There is a bonus too. The supporting cast is near-perfect, and seem like they are in period. Some of our best British character actors turn up. Chris Eccleston plays the Scotland Yard detective, Nipper Read, who made it his life’s work to hunt down the gang. Paul Bettany appears briefly as the Kray’s south London opposite number, Charlie Richardson, and the wonderful John Sessions gives an accurate and rather affectionate turn as the Tory peer, Lord Boothby. Strong female roles are provided for Emily Browning, as Frances, the doomed wife of Reggie, and Tara Fitzgerald, who is very convincing as her mother. Chazz Palminteri plays the Mafia connection. Chazz is one of my favourite American actors, but he is almost unrecognisable, as plastic surgery appears to have been his undoing.

But this is undeniably Hardy’s film. He dominates every scene, whichever brother he happens to be at any given time. The nuances that betray the slight differences between the twins are handled to perfection, and there is no slip up, or merging of the two. London in the 1960s is something I know intimately, and it is recreated well here. The cars, the streets, and the interiors of the old houses or modern flats are meticulously rendered. The seedy clubs of the west end might lack some authenticity, but they no longer exist to film in, and this is the only area where the film feels less than convincing. But the pub interiors, cafes, and street market scenes all come with the ring of truth, for anyone who was actually there.
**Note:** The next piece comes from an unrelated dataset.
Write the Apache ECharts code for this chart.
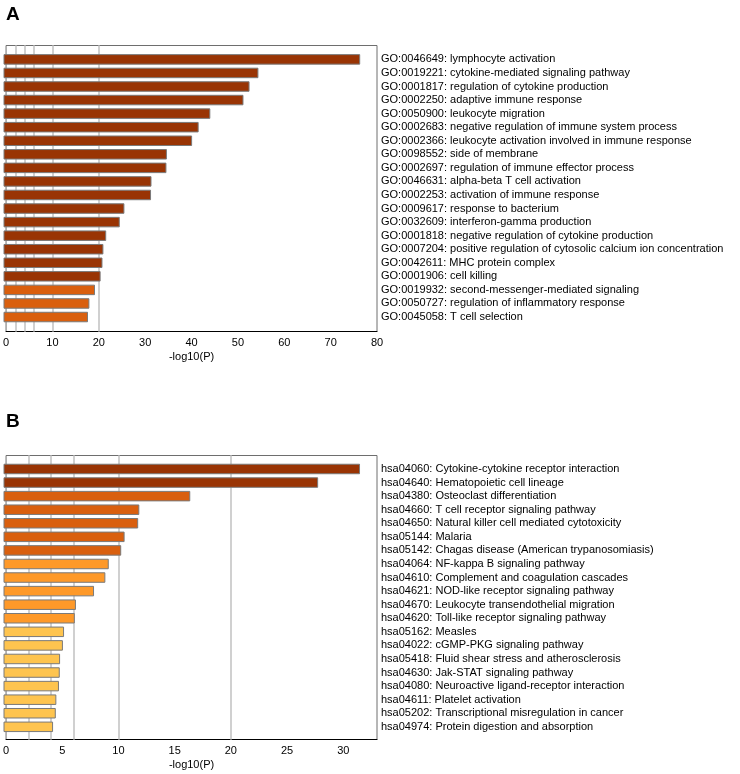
<!DOCTYPE html>
<html>
<head>
<meta charset="utf-8">
<script src="https://cdn.jsdelivr.net/npm/echarts@6/dist/echarts.min.js"></script>
<style>
  html, body { margin: 0; padding: 0; background: #fff; }
  #chart { width: 740px; height: 774px; }
</style>
</head>
<body>
<div id="chart"></div>
<script>
// GO terms (panel A)
var termsA = [
  'GO:0046649: lymphocyte activation',
  'GO:0019221: cytokine-mediated signaling pathway',
  'GO:0001817: regulation of cytokine production',
  'GO:0002250: adaptive immune response',
  'GO:0050900: leukocyte migration',
  'GO:0002683: negative regulation of immune system process',
  'GO:0002366: leukocyte activation involved in immune response',
  'GO:0098552: side of membrane',
  'GO:0002697: regulation of immune effector process',
  'GO:0046631: alpha-beta T cell activation',
  'GO:0002253: activation of immune response',
  'GO:0009617: response to bacterium',
  'GO:0032609: interferon-gamma production',
  'GO:0001818: negative regulation of cytokine production',
  'GO:0007204: positive regulation of cytosolic calcium ion concentration',
  'GO:0042611: MHC protein complex',
  'GO:0001906: cell killing',
  'GO:0019932: second-messenger-mediated signaling',
  'GO:0050727: regulation of inflammatory response',
  'GO:0045058: T cell selection'
];
var valuesA = [76.4, 54.6, 52.7, 51.4, 44.3, 41.8, 40.4, 35.0, 34.9, 31.7,
               31.6, 25.9, 24.9, 22.0, 21.4, 21.2, 20.8, 19.6, 18.4, 18.1];

// KEGG pathways (panel B)
var termsB = [
  'hsa04060: Cytokine-cytokine receptor interaction',
  'hsa04640: Hematopoietic cell lineage',
  'hsa04380: Osteoclast differentiation',
  'hsa04660: T cell receptor signaling pathway',
  'hsa04650: Natural killer cell mediated cytotoxicity',
  'hsa05144: Malaria',
  'hsa05142: Chagas disease (American trypanosomiasis)',
  'hsa04064: NF-kappa B signaling pathway',
  'hsa04610: Complement and coagulation cascades',
  'hsa04621: NOD-like receptor signaling pathway',
  'hsa04670: Leukocyte transendothelial migration',
  'hsa04620: Toll-like receptor signaling pathway',
  'hsa05162: Measles',
  'hsa04022: cGMP-PKG signaling pathway',
  'hsa05418: Fluid shear stress and atherosclerosis',
  'hsa04630: Jak-STAT signaling pathway',
  'hsa04080: Neuroactive ligand-receptor interaction',
  'hsa04611: Platelet activation',
  'hsa05202: Transcriptional misregulation in cancer',
  'hsa04974: Protein digestion and absorption'
];
var valuesB = [31.5, 27.8, 16.5, 12.0, 11.9, 10.7, 10.4, 9.3, 9.0, 8.0,
               6.4, 6.3, 5.35, 5.25, 5.0, 4.97, 4.9, 4.67, 4.62, 4.38];

// reference lines and axis ranges
var refLines = [2, 4, 6, 10, 20];
var axisMaxA = 80, axisStepA = 10;
var axisMaxB = 33, axisStepB = 5;

var font = '"Liberation Sans", Arial, sans-serif';

// colour bins by -log10(P)
function binColor(v) {
  if (v >= 20) return '#993404';
  if (v >= 10) return '#d95f0e';
  if (v >= 6) return '#fe9929';
  if (v >= 4) return '#fec44f';
  return '#fee391';
}

function bars(values) {
  return values.map(function (v) {
    return { value: v, itemStyle: { color: binColor(v) } };
  });
}

var chart = echarts.init(document.getElementById('chart'), null, { renderer: 'canvas' });

// panel layout: outer frame grid + inner bar grid
var panels = [
  { top: 45.5, height: 286, innerTop: 52.6, innerHeight: 271.2, max: axisMaxA, step: axisStepA, terms: termsA, values: valuesA },
  { top: 455.5, height: 284, innerTop: 462.2, innerHeight: 271.4, max: axisMaxB, step: axisStepB, terms: termsB, values: valuesB }
];

var grids = [], xAxes = [], yAxes = [], series = [];
panels.forEach(function (p, i) {
  var outer = i * 2, inner = i * 2 + 1;
  grids.push({ left: 3.5, top: p.top, width: 373.5, height: p.height, show: true,
               borderColor: '#6e6e6e', borderWidth: 1, backgroundColor: 'transparent' });
  grids.push({ left: 3.5, top: p.innerTop, width: 373.5, height: p.innerHeight });

  xAxes.push({
    gridIndex: outer, type: 'value', min: 0, max: p.max, interval: p.step,
    axisLine: { show: true, lineStyle: { color: '#000', width: 1 } },
    axisTick: { show: false },
    splitLine: { show: false },
    axisLabel: { color: '#000', fontSize: 11, fontFamily: font, margin: 6, showMaxLabel: p.max % p.step === 0 },
    name: '-log10(P)', nameLocation: 'middle', nameGap: 20,
    nameTextStyle: { color: '#000', fontSize: 11, fontFamily: font }
  });
  xAxes.push({ gridIndex: inner, type: 'value', min: 0, max: p.max, show: false });

  yAxes.push({ gridIndex: outer, type: 'value', min: 0, max: 1, show: false });
  yAxes.push({
    gridIndex: inner, type: 'category', data: p.terms, inverse: true, position: 'right',
    axisLine: { show: false }, axisTick: { show: false }, splitLine: { show: false },
    axisLabel: { color: '#000', fontSize: 11, fontFamily: font, margin: 4, interval: 0 }
  });

  // light grey reference lines, kept behind the bars
  series.push({
    type: 'line', xAxisIndex: outer, yAxisIndex: outer, data: [], silent: true, z: 1,
    color: '#d0d0d0',
    markLine: {
      silent: true, symbol: 'none', animation: false, z: 1,
      label: { show: false },
      emphasis: { disabled: true },
      lineStyle: { color: '#d0d0d0', width: 2, type: 'solid', opacity: 1 },
      data: refLines.map(function (v) { return { xAxis: v }; })
    }
  });

  series.push({
    type: 'bar', xAxisIndex: inner, yAxisIndex: inner, barWidth: 10.5, z: 6,
    itemStyle: { borderColor: '#7a7a7a', borderWidth: 1 },
    data: bars(p.values)
  });
});

chart.setOption({
  animation: false,
  title: [
    { text: 'A', left: 1, top: 0, textStyle: { fontSize: 19, fontWeight: 'bold', color: '#000', fontFamily: font } },
    { text: 'B', left: 1, top: 407, textStyle: { fontSize: 19, fontWeight: 'bold', color: '#000', fontFamily: font } }
  ],
  grid: grids,
  xAxis: xAxes,
  yAxis: yAxes,
  series: series
});
</script>
</body>
</html>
This is a film about violent gangsters, and accordingly has many violent scenes. They are very realistic, and spare the viewer none of the graphic details. A fight with iron bars and knuckle dusters is ouch-inducing, and a vicious stabbing, using a small cocktail knife, is so well done you might think you were in the room. The problem is, who are we supposed to be rooting for? Not the horrible criminals, that is made clear. Not the detectives and policemen, whose bungling and corruption allows the gang to continue their reign of terror. Certainly not the politicians featured, as their lust and cover-ups were tying the hands of the very police officers tasked to catch the Krays. The tragic Frances perhaps, ill-used by Reggie, living a life of broken promises? Well, not really. She knew who he was, and what he was, long before she agreed to go out with him, so should have honestly expected nothing less than what she got.

What the film leaves us with, is a faithful tale of two violent and unpleasant men, and their associates. What they did, how they did it, and what they were prepared to do to keep what they had. If you are interested in this as a piece of history, perhaps know the story, or want to see them get what many considered to be their just desserts, then this might be for you. It is something of a niche film, perhaps more of interest to an audience in the UK, or those of us old enough to remember some of the events. Is it a great film? No. But it is better than some. I watched it for Hardy, and I wasn’t disappointed, at least not by him.